= Ruslan Maratovich Asainov =

ISIS fighter

Ruslan Maratovich Asainov (born ) is a naturalized U.S. citizen who left his family and joined the Islamic State in Syria. He eventually rose to the rank of emir. In February 2023, he was charged with five crimes including conspiracy to provide material support, receiving and giving training, obstruction of justice, and support to a terror group that led to the death of one or more persons, by the U.S. Justice Department.
He is originally from Kazakhstan and went to the U.S. In 2013, he decided to join ISIS as a sniper. He became responsible for training ISIS soldiers and how to work with weapons. He also sent information to the FBI and was paid for the information. He had posted pictures of war equipment and ISIS fighters. He sent in his message that "We [IS] are the worst terrorist organization in the world that has ever existed."

== Biography==
He converted to Islam in 2009 and became interested in extreme Islam. He started his studies in the fall of 2013 about radical Islam. In September 2013, he prepared to travel to Syria. On December 24, leaving his wife and daughter, he took a one-way ticket from New York to Istanbul. In 2014, he joined ISIS and he was trained as a sniper. Eventually, he became "Amir" and trained approximately 100 fighters how to use automatic rifles, machine guns, and rocket-propelled grenades. During his five years of association with ISIS, he fought in areas such as Raqqa, Kobani, Tabqa, and Deir ez-Zor. Baghouz in Syria was the last place that Asainov fought in 2019. During his cooperation with ISIS, he tried to recruit another person from America as an ISIS fighter. He also wanted to collect money to buy a gun for that person. In a voice message he sent to his ex-wife, he introduced ISIS as "the most atrocious terrorist organization in the world that ever existed." His ex-wife also said that Asainov sent her a photo of three dead ISIS soldiers. He was arrested at Baghouz near the Iraqi border. He had destroyed his weapon and mobile phone before his arrest. He told his mother on the phone from facilities operated by the Bureau of Prisons (BOP) that if he is released, he will rejoin ISIS until he dies.

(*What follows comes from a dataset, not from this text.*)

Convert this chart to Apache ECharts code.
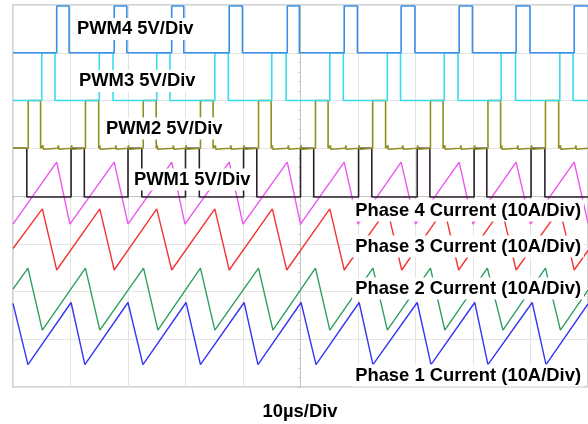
<!DOCTYPE html>
<html><head><meta charset="utf-8">
<script src="https://cdn.jsdelivr.net/npm/echarts@6/dist/echarts.min.js"></script>
<style>html,body{margin:0;padding:0;background:#fff}#c{width:588px;height:424px}</style>
</head><body><div id="c"></div>
<script>
// Time in µs (10 µs/div, 10 divisions); level in divisions (0 = bottom, 8 = top)
const pwm1Rise = [10.1, 20.0, 30.0, 40.1, 50.0, 60.1, 70.3, 80.2, 90.1];
const pwm1Fall = [2.4, 12.4, 22.4, 32.4, 42.4, 52.3, 62.4, 72.5, 82.4, 92.5];
const pwm2Rise = [2.65, 12.6, 22.65, 32.6, 42.7, 52.6, 62.55, 72.6, 82.6, 92.6];
const pwm2Fall = [4.8, 14.9, 24.9, 34.8, 44.9, 54.8, 64.8, 74.8, 84.8, 94.9];
const pwm2Spikes = [5.2, 7.9, 10.2, 15.1, 17.9, 20.1, 25.1, 27.9, 30.1, 35.2, 37.9, 40.2, 45.1, 47.9, 50.1, 55.2, 57.9, 60.2, 65.2, 67.8, 70.4, 75.1, 77.9, 80.3, 85.0, 87.8, 90.2, 95.2, 97.9];
const pwm3Rise = [5.0, 15.0, 25.0, 35.1, 45.0, 55.1, 65.1, 75.0, 84.9, 95.1];
const pwm3Fall = [7.3, 17.4, 27.3, 37.45, 47.5, 57.45, 67.4, 77.4, 87.4, 97.4];
const pwm4Rise = [7.6, 17.6, 27.6, 37.6, 47.7, 57.6, 67.5, 77.6, 87.5, 97.6];
const pwm4Fall = [9.75, 19.8, 29.7, 39.9, 49.8, 59.9, 69.9, 79.9, 89.9];
const pwmLevels = { pwm1: [3.98, 5.0], pwm2: [5.0, 6.0], pwm3: [6.0, 7.0], pwm4: [7.0, 7.98] };

const ph1T = [0, 2.6, 10.1, 12.5, 20.0, 22.6, 30.1, 32.6, 40.2, 42.6, 50.1, 52.7, 60.2, 62.6, 70.3, 72.7, 80.3, 82.6, 90.3, 92.7, 100];
const ph1V = [1.75, 0.47, 1.77, 0.47, 1.77, 0.47, 1.77, 0.47, 1.77, 0.47, 1.77, 0.47, 1.77, 0.47, 1.77, 0.47, 1.77, 0.47, 1.77, 0.47, 1.74];
const ph2T = [0, 2.6, 5.1, 12.6, 15.1, 22.7, 25.2, 32.6, 35.1, 42.7, 45.2, 52.6, 55.1, 62.6, 65.1, 72.6, 75.1, 82.5, 85.2, 92.6, 95.2, 100];
const ph2V = [2.05, 2.49, 1.19, 2.49, 1.19, 2.49, 1.19, 2.49, 1.19, 2.49, 1.19, 2.49, 1.19, 2.49, 1.19, 2.49, 1.19, 2.49, 1.19, 2.49, 1.19, 2.03];
const ph3T = [0, 5.1, 7.6, 15.1, 17.6, 25.0, 27.6, 35.1, 37.6, 45.1, 47.6, 55.1, 57.6, 65.1, 67.6, 75.0, 77.5, 85.0, 87.5, 95.1, 97.6, 100];
const ph3V = [2.9, 3.73, 2.45, 3.73, 2.45, 3.73, 2.45, 3.73, 2.45, 3.73, 2.45, 3.73, 2.45, 3.73, 2.45, 3.73, 2.45, 3.73, 2.45, 3.73, 2.45, 2.86];
const ph4T = [0, 7.6, 9.9, 17.6, 20.0, 27.6, 29.9, 37.6, 40.0, 47.7, 50.0, 57.6, 60.0, 67.5, 70.0, 77.6, 80.0, 87.5, 90.0, 97.6, 100];
const ph4V = [3.41, 4.71, 3.41, 4.71, 3.41, 4.71, 3.41, 4.71, 3.41, 4.71, 3.41, 4.71, 3.41, 4.71, 3.41, 4.71, 3.41, 4.71, 3.41, 4.71, 3.43];

const labels = ['PWM4 5V/Div', 'PWM3 5V/Div', 'PWM2 5V/Div', 'PWM1 5V/Div',
  'Phase 4 Current (10A/Div)', 'Phase 3 Current (10A/Div)', 'Phase 2 Current (10A/Div)', 'Phase 1 Current (10A/Div)'];
const xLabel = '10µs/Div';

function zip(t, v) { return t.map((x, i) => [x, v[i]]); }
function stepLine(rises, falls, lv, spikes) {
  const low = lv[0], high = lv[1];
  const ev = [];
  rises.forEach(t => ev.push([t, 'r']));
  falls.forEach(t => ev.push([t, 'f']));
  (spikes || []).forEach(t => ev.push([t, 's']));
  ev.sort((a, b) => a[0] - b[0]);
  const firstEdge = ev.find(e => e[1] !== 's');
  let level = firstEdge && firstEdge[1] === 'f' ? high : low;
  const pts = [[0, level]];
  ev.forEach(([t, k]) => {
    if (k === 'r') { pts.push([t, low], [t, high]); level = high; }
    else if (k === 'f') { pts.push([t, high], [t, low]); level = low; }
    else { pts.push([t - 0.12, level], [t, level + 0.06], [t + 0.06, level - 0.02], [t + 0.14, level]); }
  });
  pts.push([100, level]);
  return pts;
}

const chart = echarts.init(document.getElementById('c'));
const lineS = (name, data, color, w, z) => ({
  name, type: 'line', data, showSymbol: false, symbol: 'none', animation: false,
  lineStyle: { color, width: w }, z, silent: true, xAxisIndex: 0, yAxisIndex: 0
});
const font = 'bold 18.4px "Liberation Sans", Arial, sans-serif';
const lab = (text, x, y, align) => ({
  type: 'text', x, y, z: 100,
  style: { text, font, fill: '#000', align, verticalAlign: 'middle', backgroundColor: '#fff', padding: [2, 3] }
});

chart.setOption({
  animation: false,
  backgroundColor: '#fff',
  grid: [
    { left: 13, right: 0, top: 5, bottom: 37, show: true, borderColor: '#d2d2d2', borderWidth: 2 },
    { left: 13, right: 0, top: 5, bottom: 37 }
  ],
  xAxis: [
    { type: 'value', gridIndex: 0, min: 0, max: 100, interval: 10,
      axisLine: { show: false }, axisTick: { show: false }, axisLabel: { show: false },
      splitLine: { show: true, lineStyle: { color: '#e3e3e3', width: 1 } } },
    { type: 'value', gridIndex: 1, min: -5, max: 5, interval: 1,
      axisLine: { show: true, onZero: true, lineStyle: { color: '#c4c4c4', width: 1 } },
      axisTick: { show: true, length: 3, lineStyle: { color: '#c4c4c4' } },
      minorTick: { show: true, splitNumber: 5, length: 2, lineStyle: { color: '#c8c8c8' } },
      axisLabel: { show: false }, splitLine: { show: false } }
  ],
  yAxis: [
    { type: 'value', gridIndex: 0, min: 0, max: 8, interval: 1,
      axisLine: { show: false }, axisTick: { show: false }, axisLabel: { show: false },
      splitLine: { show: true, lineStyle: { color: '#e3e3e3', width: 1 } } },
    { type: 'value', gridIndex: 1, min: -4, max: 4, interval: 1,
      axisLine: { show: true, onZero: true, lineStyle: { color: '#c4c4c4', width: 1 } },
      axisTick: { show: true, length: 3, lineStyle: { color: '#c4c4c4' } },
      minorTick: { show: true, splitNumber: 5, length: 2, lineStyle: { color: '#c8c8c8' } },
      axisLabel: { show: false }, splitLine: { show: false } }
  ],
  series: [
    lineS('Phase 1 Current', zip(ph1T, ph1V), '#3535f5', 1.4, 3),
    lineS('Phase 2 Current', zip(ph2T, ph2V), '#2f9e5f', 1.4, 3),
    lineS('Phase 3 Current', zip(ph3T, ph3V), '#f53535', 1.4, 3),
    lineS('Phase 4 Current', zip(ph4T, ph4V), '#ee55ee', 1.4, 3),
    lineS('PWM1', stepLine(pwm1Rise, pwm1Fall, pwmLevels.pwm1), '#2e1f2e', 1.6, 4),
    lineS('PWM2', stepLine(pwm2Rise, pwm2Fall, pwmLevels.pwm2, pwm2Spikes), '#8f8f22', 1.6, 5),
    lineS('PWM3', stepLine(pwm3Rise, pwm3Fall, pwmLevels.pwm3), '#38dcee', 1.6, 6),
    lineS('PWM4', stepLine(pwm4Rise, pwm4Fall, pwmLevels.pwm4), '#3a8ee8', 1.6, 7)
  ],
  graphic: [
    lab(labels[0], 74, 29, 'left'),
    lab(labels[1], 76, 81, 'left'),
    lab(labels[2], 103, 128.5, 'left'),
    lab(labels[3], 131, 179.5, 'left'),
    lab(labels[4], 584, 210.5, 'right'),
    lab(labels[5], 584, 246.5, 'right'),
    lab(labels[6], 584, 288.5, 'right'),
    lab(labels[7], 584, 375.5, 'right'),
    { type: 'text', x: 300, y: 411.5, z: 100,
      style: { text: xLabel, font, fill: '#000', align: 'center', verticalAlign: 'middle' } }
  ]
});
</script></body></html>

He had put the ISIS flag on the wall of his room in prison.
Asainov said that sometimes it took three hours for me to teach ISIS soldiers how to put their hands on the trigger.

==Trial==
The federal jury accused him of five crimes including “an indictment charging him with conspiracy to provide material support to ISIS; providing material support to ISIS in the form of personnel, training, expert advice, and assistance; receipt of military-type training from ISIS; and obstruction of justice". His lawyers accepted that he was a member of ISIS, but claimed that there is no evidence to confirm anyone died as a result of Asainov's behavior and beliefs.

FBI Assistant Director-in-Charge Driscoll said it is possible that Asainov has to spend the rest of his life in prison for supporting ISIS. According to the report by George Washington University's Program on Extremism, there were at least 64 Americans who have joined ISIS jihadists since 2011.